Android-skin-support与Jetpack Compose:现代UI toolkit中的换肤实现
1. 换肤框架的现状与挑战
在Android应用开发中,动态换肤功能已成为提升用户体验的重要特性。传统View系统中,Android-skin-support凭借"一行代码集成"的优势占据了重要地位,但随着Jetpack Compose的普及,开发者面临着如何在声明式UI中实现皮肤切换的新挑战。
1.1 传统View系统的换肤痛点
- 布局侵入性:需在XML中添加
skin:enable="true"等标记 - 资源管理复杂:多套资源需通过
res-night等限定符区分 - 性能损耗:View遍历和重建过程影响帧率
- 组件兼容性:第三方控件需单独适配
1.2 Compose带来的范式转变
Jetpack Compose的声明式UI模型从根本上改变了UI构建方式,其不可变状态管理和重组机制为换肤功能提供了新思路,但也要求重新设计换肤架构:
2. Android-skin-support核心原理分析
2.1 框架架构概览
Android-skin-support采用观察者模式实现皮肤切换通知,核心类包括:
- SkinCompatManager:单例管理类,负责皮肤加载与状态分发
- SkinObservable:观察者模式核心,维护皮肤状态变更通知
- SkinCompatResources:资源代理类,提供换肤资源访问
- SkinLoaderStrategy:加载策略接口,支持不同来源皮肤包
2.2 皮肤加载流程
框架通过异步任务加载皮肤资源,核心流程如下:
3. Compose换肤架构设计
3.1 状态驱动的换肤模型
基于Jetpack Compose的状态管理特性,设计三级状态架构:
// 皮肤状态密封类
sealed class SkinState {
object Default : SkinState()
data class Custom(val skinName: String) : SkinState()
}
// 皮肤配置数据类
data class SkinConfig(
val primaryColor: Color,
val secondaryColor: Color,
val surfaceColor: Color,
val textColor: Color,
val iconTint: Color,
val backgroundDrawable: ImageVector
)
3.2 实现方案对比
| 方案 | 实现原理 | 优点 | 缺点 |
|---|---|---|---|
| 资源限定符 | 使用res-night等系统资源机制 | 原生支持,性能最优 | 切换需重启Activity,灵活性差 |
| CompositionLocal | 通过局部状态传递皮肤配置 | 无需重组整个树,性能好 | 深层嵌套时传递复杂 |
| ViewModel+State | 全局状态管理+重组触发 | 架构清晰,易于扩展 | 大范围重组可能影响性能 |
| Hilt依赖注入 | 皮肤模块动态提供资源 | 解耦彻底,测试友好 | 初始配置复杂 |
4. 与Android-skin-support的桥接实现
4.1 框架适配层设计
创建Compose专属适配层,复用Android-skin-support核心能力:
class ComposeSkinManager private constructor() : SkinObserver {
private val _skinState = MutableStateFlow<SkinState>(SkinState.Default)
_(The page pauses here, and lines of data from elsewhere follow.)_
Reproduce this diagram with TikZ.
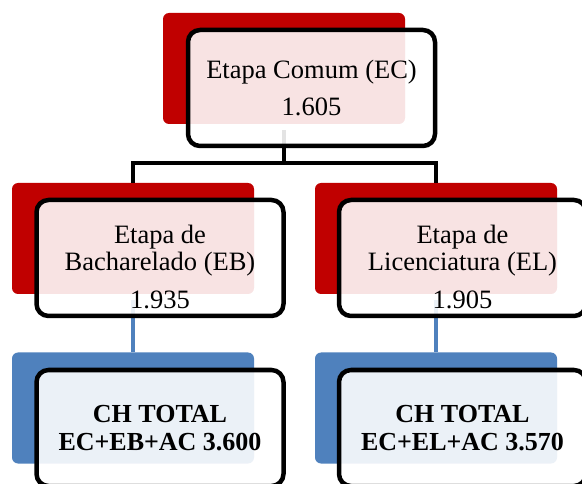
\documentclass[tikz,border=0pt]{standalone}
\usepackage{fontspec}
\setmainfont{Liberation Serif}
\definecolor{darkred}{RGB}{192,0,0}
\definecolor{steelblue}{RGB}{79,129,189}

\begin{document}
\begin{tikzpicture}[x=1pt,y=-1pt,
  backrect/.style={rectangle, rounded corners=6pt, minimum width=242pt,
    minimum height=111pt, inner sep=0pt, draw=none},
  redback/.style={backrect, fill=darkred},
  blueback/.style={backrect, fill=steelblue},
  frontbox/.style={rectangle, rounded corners=12pt, minimum width=247pt,
    minimum height=116pt, inner sep=0pt, draw=black, line width=4.5pt,
    fill=white, fill opacity=0.89, draw opacity=1},
  stagetext/.style={align=center, inner sep=0pt,
    font=\fontsize{26.5}{27}\selectfont},
  totaltext/.style={align=center, inner sep=0pt,
    font=\fontsize{26}{28}\selectfont\bfseries},
  conn/.style={draw=black, line width=4.5pt},
  blueconn/.style={draw=steelblue, line width=4.5pt}
]
\clip (0,0) rectangle (582,484);

% backing plates
\node[redback]  (ecb) at (284,68.5) {};
\node[redback]  (ebb) at (133,238.5) {};
\node[redback]  (elb) at (436,238.5) {};
\node[blueback] (tbb) at (133,408) {};
\node[blueback] (tlb) at (436,408) {};

% connectors (behind the framed boxes)
\coordinate (split) at (284,163);
\draw[conn] ([yshift=-6pt]ecb.south) -- (split);
\draw[conn, line join=miter] (ebb.north) |- (split) -| (elb.north);
\draw[blueconn] ([yshift=-6pt]ebb.south) -- (tbb.north);
\draw[blueconn] ([yshift=-6pt]elb.south) -- (tlb.north);

% framed boxes
\node[frontbox] (ec) at (311.5,88) {};
\node[frontbox] (eb) at (160,258) {};
\node[frontbox] (el) at (462.5,258) {};
\node[frontbox] (tb) at (160,428) {};
\node[frontbox] (tl) at (462.5,428) {};

% texts
\node[stagetext] (ectext) at (311.5,87.5) {Etapa Comum (EC)\\[10pt]1.605};
\node[stagetext] (ebtext) at (160,267) {Etapa de\\Bacharelado (EB)\\[11pt]1.935};
\node[stagetext] (eltext) at (462.5,267) {Etapa de\\Licenciatura (EL)\\[11pt]1.905};
\node[totaltext] (tbtext) at (160,428) {CH TOTAL\\EC+EB+AC 3.600};
\node[totaltext] (tltext) at (462.5,428) {CH TOTAL\\EC+EL+AC 3.570};
\end{tikzpicture}
\end{document}
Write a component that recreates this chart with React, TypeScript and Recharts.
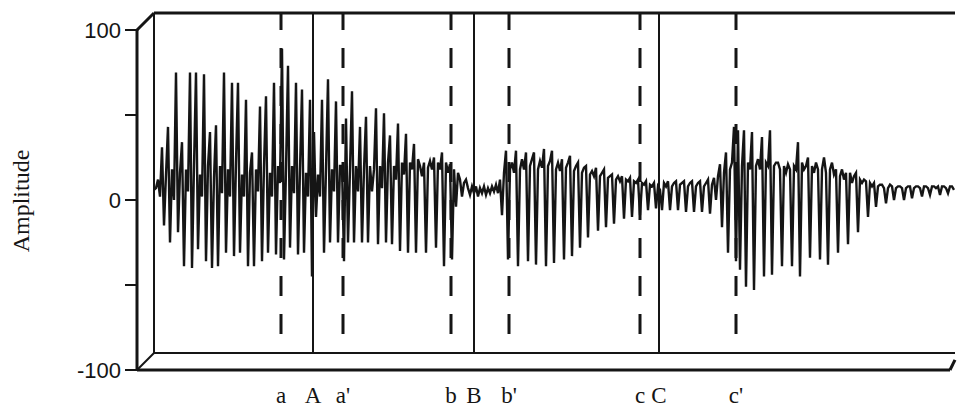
import { ComposedChart, Line, ReferenceLine, XAxis, YAxis } from "recharts";

// amplitude samples, one every 2 time units
const beforeA = [
  -4, -3, 2, -8, 21, -25, 5, 33, -35, 8,
  -10, 65, -29, 6, 24, -49, 8, -5, 65, -50,
  10, 65, -39, 5, -8, 64, -46, 10, 30, -50,
  3, 34, -49, 10, -6, 65, -41, 8, -8, 59,
  -43, 12, 59, -41, 5, -8, 49, -49, 6, 18,
  -49, 8, -5, 45, -46, 10, 51, -41, 6, -8,
  59, -42, 10, 0, 79, -45, 8, 69, -38, 10,
  -6, 59, -42, 8, 55, -41, 6, -8, 49, -55,
];
const aToB = [
  30, -20, 5, -8, 49, -41, 8, 61, -35, 8,
  -5, 48, -35, 10, 10, -46, 38, -35, 8, 54,
  -35, 10, -5, 33, -35, 8, 39, -35, 10, -5,
  8, 44, -36, 10, -3, 41, -35, 12, 28, -36,
  10, 2, 35, -40, 12, 5, 29, -41, 12, 8,
  23, -41, 14, 10, 4, 12, -41, 9, 13, 8,
  15, -38, 12, 8, 18, -49, 12, 6, 11, -45,
  8, -14, 6, 2, -8, 0, 2, -3, -7, -2,
];
const bToC = [
  -6, -2, -8, -3, -6, -2, -7, -3, -6, -2,
  -5, -1, -6, 2, -19, 6, 19, -45, 8, 12,
  6, 19, -49, 8, 14, 8, 18, -46, 10, 14,
  18, -48, 8, 13, 9, 20, -49, 10, 13, 19,
  -47, 8, 12, 7, 14, -45, 9, 12, 16, -43,
  7, 10, 12, -38, 6, 9, 10, -32, 5, 7,
  4, 9, -28, 4, 6, 8, -26, 3, 4, 5,
  -24, 2, 4, 1, 4, -21, 2, 1, 3, -20,
  1, 0, 2, -19, 0, -1, 1, -16, -1, -2,
  0, -15, -2,
];
const afterC = [
  -4, -16, 0, -2, 1, -16, -2, 0, 1, -16,
  -1, 0, 1, -17, -2, 0, 1, -17, -2, 0,
  1, -17, -2, 0, 2, -18, -1, 3, -10, 4,
  11, -26, 6, 18, -41, 8, 12, 33, -46, 31,
  -51, 10, 31, -61, 12, 8, 30, -63, 10, 14,
  8, 27, -55, 12, 10, 31, -54, 10, 12, 12,
  8, -49, 10, 6, 11, 8, -49, 10, 8, 24,
  -55, 12, 8, 10, 15, -44, 10, 6, 12, 8,
  -45, 8, 15, 6, -48, 8, 12, 5, 8, -41,
  4, 8, 2, 6, -36, 6, 0, 4, 6, -29,
  2, 0, 2, 1, -20, 0, -2, 0, -14, -2,
  -1, -1, -3, -12, -3, -1, -2, -10, -3, -2,
  -2, -3, -10, -3, -2, -2, -9, -3, -2, -2,
  -3, -8, -2, -2, -3, -7, -2, -2, -3, -2,
  -7, -2, -2, -3, -6, -2, -2, -4,
];

const markerTimes = [127, 159, 189, 297, 320, 355, 486, 505, 582];
const markerLabels = ["a", "A", "a'", "b", "B", "b'", "c", "C", "c'"];
const markerSolid = [false, true, false, false, true, false, false, true, false];
const amplitudeTicks = [-100, -50, 0, 50, 100];

const SAMPLE_STEP = 2;
const T_END = 801;
const DEPTH_T = 17; // 3-d box offset, time units
const DEPTH_A = 10; // 3-d box offset, amplitude units

const ink = "#151515";

export default function App() {
  const wave = [...beforeA, ...aToB, ...bToC, ...afterC].map((amp, i) => ({
    t: i * SAMPLE_STEP,
    amp,
  }));

  const lo = -100 - DEPTH_A;
  const frame = [
    { seg: [{ x: -DEPTH_T, y: 100 - DEPTH_A }, { x: -DEPTH_T, y: lo }], w: 3 },
    { seg: [{ x: -DEPTH_T, y: 100 - DEPTH_A }, { x: 0, y: 100 }], w: 3 },
    { seg: [{ x: 0, y: 100 }, { x: T_END, y: 100 }], w: 3 },
    { seg: [{ x: 0, y: 100 }, { x: 0, y: -100 }], w: 2 },
    { seg: [{ x: 0, y: -100 }, { x: T_END, y: -100 }], w: 2 },
    { seg: [{ x: -DEPTH_T, y: lo }, { x: 0, y: -100 }], w: 2 },
    { seg: [{ x: -DEPTH_T, y: lo }, { x: T_END - 5, y: lo }], w: 3 },
    { seg: [{ x: T_END - 5, y: lo }, { x: T_END, y: -104 }], w: 3 },
  ];

  return (
    <div style={{ position: "absolute", left: 0, top: 0 }}>
      <ComposedChart
        width={957}
        height={408}
        data={wave}
        margin={{ top: 13, right: 2, bottom: 0, left: 0 }}
      >
        <XAxis
          dataKey="t"
          type="number"
          domain={[-DEPTH_T, T_END]}
          ticks={markerTimes}
          tickFormatter={(_v: number, i: number) => markerLabels[i]}
          interval={0}
          height={38}
          axisLine={false}
          tickLine={false}
          tickSize={0}
          tickMargin={17}
          tick={{ fill: ink, fontSize: 23, fontFamily: "Liberation Serif" }}
        />
        <YAxis
          yAxisId="front"
          type="number"
          domain={[-100, 100 + DEPTH_A]}
          allowDataOverflow
          ticks={amplitudeTicks}
          interval={0}
          width={137}
          axisLine={false}
          tickSize={12}
          tickMargin={4}
          tickLine={{ stroke: ink, strokeWidth: 2 }}
          tickFormatter={(v: number) => (v === 50 || v === -50 ? "" : String(v))}
          tick={{ fill: ink, fontSize: 22, fontFamily: "Liberation Sans" }}
          label={{
            position: "center",
            content: () => (
              <text
                transform="translate(21 201) rotate(-90)"
                textAnchor="middle"
                dominantBaseline="central"
                fill={ink}
                fontSize={24}
                fontFamily="Liberation Serif"
              >
                Amplitude
              </text>
            ),
          }}
        />
        <YAxis yAxisId="wave" type="number" domain={[lo, 100]} allowDataOverflow hide />

        {markerTimes.map((t, i) =>
          markerSolid[i] ? (
            <ReferenceLine
              key={markerLabels[i]}
              yAxisId="wave"
              segment={[{ x: t, y: 100 }, { x: t, y: -100 }]}
              stroke={ink}
              strokeWidth={2}
            />
          ) : (
            <ReferenceLine
              key={markerLabels[i]}
              yAxisId="wave"
              segment={[{ x: t, y: 100 }, { x: t, y: -92 }]}
              stroke={ink}
              strokeWidth={3}
              strokeDasharray="20 18"
              strokeDashoffset={3}
            />
          )
        )}
        {frame.map((f, i) => (
          <ReferenceLine
            key={`frame-${i}`}
            yAxisId="wave"
            segment={f.seg}
            stroke={ink}
            strokeWidth={f.w}
          />
        ))}

        {/* same trace bound to the front axis, invisible, so that axis gets ticks */}
        <Line
          yAxisId="front"
          dataKey="amp"
          stroke="none"
          dot={false}
          activeDot={false}
          legendType="none"
          isAnimationActive={false}
        />
        <Line
          yAxisId="wave"
          dataKey="amp"
          type="linear"
          stroke={ink}
          strokeWidth={2.4}
          dot={false}
          activeDot={false}
          isAnimationActive={false}
        />
      </ComposedChart>
    </div>
  );
}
val skinState: StateFlow<SkinState> = _skinState.asStateFlow()
private val _skinConfig = MutableStateFlow(SkinConfig())
val skinConfig: StateFlow<SkinConfig> = _skinConfig.asStateFlow()
init {
// 注册为皮肤观察者
SkinCompatManager.getInstance().addObserver(this)
// 初始加载保存的皮肤状态
loadSavedSkin()
}
private fun loadSavedSkin() {
val skinName = SkinPreference.getInstance().getSkinName()
if (skinName.isNotEmpty()) {
_skinState.value = SkinState.Custom(skinName)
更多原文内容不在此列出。